Clement has lived in the Peace Region since 1993, and previously, she’s been a fashion designer, a filmmaker and clay artist in cities like Algiers, Paris and Vancouver.

Clement has been studying with Japanese pottery masters since 1997 and has built a following in Canada and Japan.

“She studied in Japan, she’s exhibited in Japan, she’s taught in Japan, and she’s had Japanese master potters come over to do workshops here in Hythe a few times,” said Borstad.

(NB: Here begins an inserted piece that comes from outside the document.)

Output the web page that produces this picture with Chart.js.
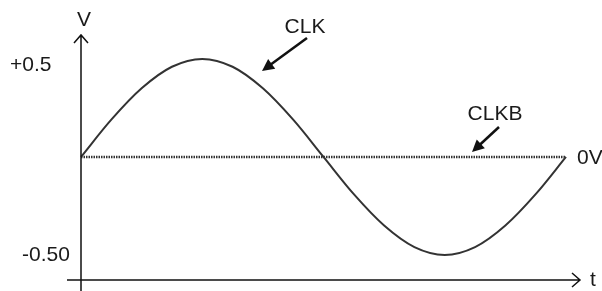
<!DOCTYPE html>
<html>
<head>
<meta charset="utf-8">
<script src="https://cdn.jsdelivr.net/npm/chart.js@4"></script>
<style>
  html, body { margin: 0; padding: 0; background: #fff; }
  canvas { display: block; }
</style>
</head>
<body>
<canvas id="clkChart" width="602" height="291"></canvas>
<script>
// Phase in degrees and CLK voltage
const phase = [0, 22.5, 45, 67.5, 90, 112.5, 135, 157.5, 180, 202.5, 225, 247.5, 270, 292.5, 315, 337.5, 360];
const clk = [0, 0.19, 0.35, 0.46, 0.5, 0.46, 0.35, 0.19, 0, -0.19, -0.35, -0.46, -0.5, -0.46, -0.35, -0.19, 0];
// CLKB sits flat at 0V
const clkbPhase = [0, 360];
const clkb = [0, 0];

const FONT = '21px "Liberation Sans", Arial, sans-serif';

// Axes, arrows and labels drawn on top of the plot
const annotations = {
    id: 'annotations',
    afterDraw(chart) {
        const ctx = chart.ctx;
        const x = chart.scales.x, y = chart.scales.y;
        const x0 = x.getPixelForValue(0);
        const y0 = y.getPixelForValue(-0.628);
        const top = chart.chartArea.top;
        const right = chart.chartArea.right;

        ctx.save();
        ctx.strokeStyle = '#111';
        ctx.lineWidth = 1.5;
        ctx.beginPath();
        // y axis
        ctx.moveTo(x0, top); ctx.lineTo(x0, 291);
        // x axis
        ctx.moveTo(x0 - 14, y0); ctx.lineTo(right, y0);
        // open arrow heads
        ctx.moveTo(x0 - 7, top + 8); ctx.lineTo(x0, top); ctx.lineTo(x0 + 7, top + 8);
        ctx.moveTo(right - 8, y0 - 7); ctx.lineTo(right, y0); ctx.lineTo(right - 8, y0 + 7);
        ctx.stroke();

        // filled pointer arrows
        const pointer = (fx, fy, tx, ty) => {
            const a = Math.atan2(ty - fy, tx - fx);
            const len = 12, w = 6;
            ctx.strokeStyle = '#111';
            ctx.lineWidth = 2.5;
            ctx.beginPath();
            ctx.moveTo(fx, fy);
            ctx.lineTo(tx - Math.cos(a) * len * 0.8, ty - Math.sin(a) * len * 0.8);
            ctx.stroke();
            ctx.fillStyle = '#111';
            ctx.beginPath();
            ctx.moveTo(tx, ty);
            ctx.lineTo(tx - Math.cos(a) * len - Math.sin(a) * w, ty - Math.sin(a) * len + Math.cos(a) * w);
            ctx.lineTo(tx - Math.cos(a) * len + Math.sin(a) * w, ty - Math.sin(a) * len - Math.cos(a) * w);
            ctx.closePath();
            ctx.fill();
        };
        pointer(307, 38, 262, 71);
        pointer(499, 127, 472, 152);

        ctx.fillStyle = '#1a1a1a';
        ctx.font = FONT;
        ctx.textBaseline = 'middle';
        ctx.textAlign = 'center';
        ctx.fillText('V', x0 + 3, 20);
        ctx.fillText('CLK', 305, 27);
        ctx.fillText('CLKB', 495, 114);
        ctx.textAlign = 'left';
        ctx.fillText('+0.5', 10, 65);
        ctx.fillText('-0.50', 22, 255);
        ctx.fillText('0V', 577, y.getPixelForValue(0) + 1);
        ctx.fillText('t', 590, y0);
        ctx.restore();
    }
};

new Chart(document.getElementById('clkChart').getContext('2d'), {
    type: 'line',
    data: {
        datasets: [
            {
                label: 'CLK',
                data: phase.map((p, i) => ({ x: p, y: clk[i] })),
                borderColor: '#333',
                borderWidth: 2,
                pointRadius: 0,
                cubicInterpolationMode: 'monotone',
                fill: false
            },
            {
                label: 'CLKB',
                data: clkbPhase.map((p, i) => ({ x: p, y: clkb[i] })),
                borderColor: '#333',
                borderWidth: 2.5,
                borderDash: [1.5, 1],
                pointRadius: 0,
                fill: false
            }
        ]
    },
    options: {
        responsive: false,
        animation: false,
        clip: false,
        layout: { padding: { left: 81, right: 22, top: 35, bottom: 11 } },
        scales: {
            x: { type: 'linear', min: 0, max: 370.4, display: false },
            y: { min: -0.628, max: 0.622, display: false }
        },
        plugins: {
            legend: { display: false },
            tooltip: { enabled: false }
        }
    },
    plugins: [annotations]
});
</script>
</body>
</html>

For decades Bibi’s hands have been creating fine high-fired ash-glazed and Raku pottery. Her collection will be exhibited in BACS’ Main Gallery October 31 until November 25.
For decades Bibi’s hands have been creating fine high-fired ash-glazed and Raku pottery. Her collection will be exhibited in BACS’ Main Gallery October 31 until November 25. Photo by David McGregor

According to Borstad, this style of pottery originated in Korea and Japan and goes back hundreds of years. The pottery is built around the Japanese concept of wabi-sabi which celebrates the idea of impermanence.

“The idea that change is the constant, and the beauty of things lies in imperfection and incompleteness, it’s kind of a humble, modest thing,” said Borstad.

According to Borstad, Clement was one of the first people in Western Canada to have a full-scale Anagama kiln, and her work is in collections all over Western Canada.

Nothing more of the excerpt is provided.